We had long conversations with farmers, I ordered a truck load more books on cow husbandary and tortured myself googling calf ailments.  We didn’t sleep for all the questions hanging over us and the choking sadness clutching at our hearts.  Eventually  though we started to piece things together.  Ivor had been born late in the year to a young mother.  This meant he had entered winter a bit younger than is ideal.  Bluebell wasn’t fully grown herself and didn’t have the ample milk supplies a fully mature cow would have had so when the weather turned unusually cold Ivor was at a disadvantage already.  Added to this, as the temperatures plummeted, at five months old he was at that critical stage between coming off milk and moving onto forage so his rumen wouldn’t have been working at full capacity yet, and it’s the action of the rumen which keeps cows warm.  It’s like a built in central heating system.  So it seems, like many of these things, it was a series of small things which in themeselves seem not too significant, but combined, can be lethal.

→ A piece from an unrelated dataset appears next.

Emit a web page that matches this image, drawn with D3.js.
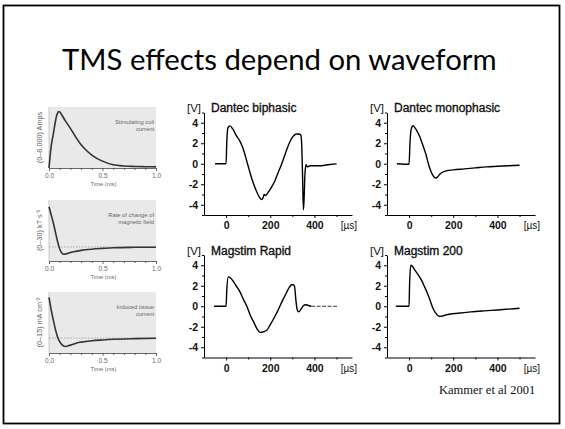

Despite these explanations making perfect sense during daylight hours, I still cannot shake off a sense of guilt and regret which haunts me at 4am.  The fact is, we are ultimately responsible for our animals, the buck stops with us, we are the reason for them being alive, and we are responsible for their deaths.  Maybe in time we will harden up, but I don’t think we’re the “hardening up” sort of people.  We might become more philosophical perhaps, but when animals in our care die, whether it is planned or unplanned it never comes without a huge sense of responsibility and ultimately forces us to question the big things, life and death and our role in the lives of our animals.